Reflections from Site Host Leaders

Hosting a walkthrough of our structured literacy program at Lighthouse allowed us to take a step back and reflect on how far we have come over the last few years. Being in the day-to-day, we often get stuck in all the ways we still need to improve, but having sets of new eyes on our instruction, helped us to see all the amazing work that is being done in our classrooms, specifically our alignment to the Science of Reading -- which we know is the best way to ensure we are providing our students with what they need to become proficient readers.

Shaina Hurley, K-5 Principal, Lighthouse Community Charter School

We have been working hard for the past several years to create a safe, joyful, and equitable culture of learning for staff and students, and we were thrilled at the chance to collaboratively and collectively learn more about the science of reading at the conference. Kareem's closing remarks particularly resonated.

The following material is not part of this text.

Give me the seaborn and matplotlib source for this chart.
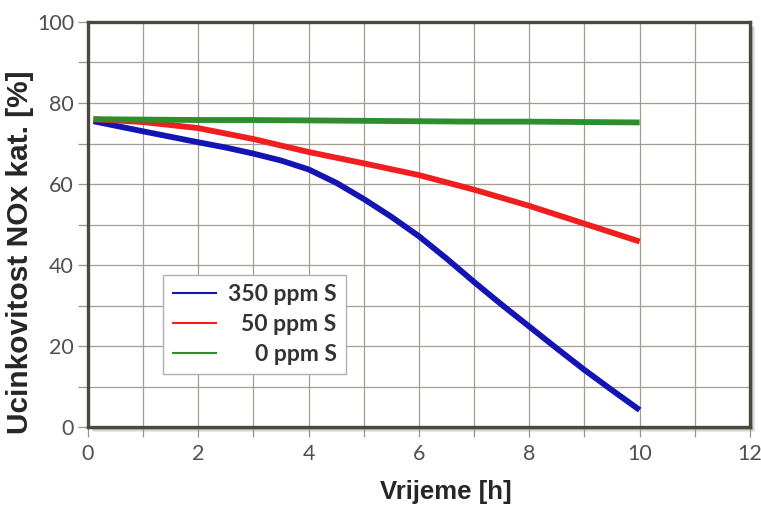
import numpy as np
import pandas as pd
import matplotlib
matplotlib.use("Agg")
import matplotlib.pyplot as plt
import matplotlib.transforms as mtransforms
from matplotlib.patches import Rectangle
from matplotlib.ticker import MultipleLocator
import seaborn as sns

# data
vrijeme_350 = [0.1, 1, 2, 2.5, 3, 3.5, 4, 4.5, 5, 5.5, 6, 6.5, 7, 7.5, 8, 8.5, 9, 9.5, 10]
s350 = [75.5, 73.0, 70.3, 69.0, 67.5, 65.8, 63.6, 60.3, 56.3, 51.9, 47.1, 41.6, 35.8,
        30.2, 24.8, 19.4, 14.1, 9.1, 4.2]
vrijeme = [0.1, 1, 2, 3, 4, 5, 6, 7, 8, 9, 10]
s50 = [76.0, 75.3, 73.8, 71.1, 67.9, 65.1, 62.2, 58.6, 54.6, 50.2, 45.8]
s0 = [76.0, 75.9, 75.8, 75.8, 75.7, 75.6, 75.5, 75.4, 75.4, 75.3, 75.2]
series_names = ["350 ppm S", "50 ppm S", "0 ppm S"]
colors = ["#1414b4", "#f01e1e", "#2e8e2e"]

df = pd.concat([
    pd.DataFrame({"Vrijeme": vrijeme_350, "Ucinkovitost": s350, "Sumpor": series_names[0]}),
    pd.DataFrame({"Vrijeme": vrijeme, "Ucinkovitost": s50, "Sumpor": series_names[1]}),
    pd.DataFrame({"Vrijeme": vrijeme, "Ucinkovitost": s0, "Sumpor": series_names[2]}),
])

sns.set_style("white")
fig = plt.figure(figsize=(7.61, 5.08), dpi=100)
ax = fig.add_axes([0.1156, 0.1594, 0.8699, 0.7973])

sns.lineplot(data=df, x="Vrijeme", y="Ucinkovitost", hue="Sumpor",
             hue_order=series_names, palette=colors, linewidth=4.2,
             ax=ax, sort=False, solid_capstyle="butt", solid_joinstyle="round")

ax.set_xlim(0, 12)
ax.set_ylim(0, 100)
ax.xaxis.set_major_locator(MultipleLocator(2))
ax.xaxis.set_minor_locator(MultipleLocator(1))
ax.yaxis.set_major_locator(MultipleLocator(20))
ax.yaxis.set_minor_locator(MultipleLocator(10))
ax.grid(True, which="both", color="#a39d94", linewidth=0.9)
ax.set_axisbelow(True)

for s in ax.spines.values():
    s.set_color("#4a4a3c")
    s.set_linewidth(2.4)
    s.set_visible(True)

ax.tick_params(which="both", direction="out", length=7, width=0.9, color="#9a968e",
               labelsize=15.5, labelcolor="#505050", left=True, bottom=True)
ax.tick_params(axis="y", which="both", pad=3)
ax.tick_params(axis="x", which="both", pad=5)
for lab in ax.get_xticklabels() + ax.get_yticklabels():
    lab.set_fontfamily(["Lato", "DejaVu Sans"])
    lab.set_fontweight("normal")

ax.set_xlabel("Vrijeme [h]", fontsize=18.5, fontweight="bold",
              family=["Liberation Sans", "DejaVu Sans"])
ax.set_ylabel("Ucinkovitost NOx kat. [%]", fontsize=21.5, fontweight="bold",
              family=["Liberation Sans", "DejaVu Sans"])
ax.xaxis.set_label_coords(0.54, -0.13)
ax.yaxis.set_label_coords(-0.082, 0.432)

# soft drop shadow on the bottom/right of the frame
for i, a in enumerate([0.10, 0.12, 0.15, 0.2]):
    off = (5 - i) / 100
    sh = Rectangle((0, 0), 1, 1, facecolor="#3a3a30", edgecolor="none", alpha=a,
                   transform=ax.transAxes + mtransforms.ScaledTranslation(off, -off, fig.dpi_scale_trans),
                   zorder=-1)
    fig.patches.append(sh)

leg = ax.legend(loc="upper left", bbox_to_anchor=(0.113, 0.375), borderaxespad=0,
                frameon=True, fancybox=False, edgecolor="#b0b0b0", framealpha=1,
                handlelength=1.95, handletextpad=0.5, labelspacing=0.38, borderpad=0.4,
                prop={"family": ["Lato", "DejaVu Sans"], "weight": "bold", "size": 16.5})
leg.get_frame().set_linewidth(1.0)
for h in leg.get_lines():
    h.set_linewidth(1.5)
for t in leg.get_texts():
    t.set_color("#333333")

# right-align legend labels
fig.canvas.draw()
renderer = fig.canvas.get_renderer()
widths = [t.get_window_extent(renderer).width for t in leg.get_texts()]
for t, w in zip(leg.get_texts(), widths):
    t.set_position((max(widths) - w, 0))

fig.savefig("out.png", dpi=100, facecolor="white")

No matter what position a team member holds - teacher, tutor, principal - we can all be instructional leaders as we continue to grow in our practice.

Katrina Jones, TSA & Literacy Coach, Burckhalter Elementary School

Having community organizers, board leaders, district leaders, coaches, and classroom teachers each holding a piece of the literacy ecosystem be able to observe instruction together and calibrate on best practices when it comes to structured literacy was truly inspiring. Hearing each stakeholder talk about their key takeaways and what they are bringing back to their organization, school, or classroom and how they plan to push the needle next when it comes to implementing the science of reading filled my heart.

Devika Sood, Director of Program, FULCRUM

Montera Middle School Library Visit

Montera Middle School also hosted a library site visit as part of the Literacy and Justice for All Symposium. District Teacher Librarian Debbie Gibbons, Lead by Learning’s Nina Portugal and OUSD library staff Maggie Rogers, Lisa Hobbs and John Pabst led a panel presentation how a curated school library collection thast reflect student interests and demographics promotes  literacy efforts. The visit was attended by educators, administrators, librarians, literacy coaches and education journalists.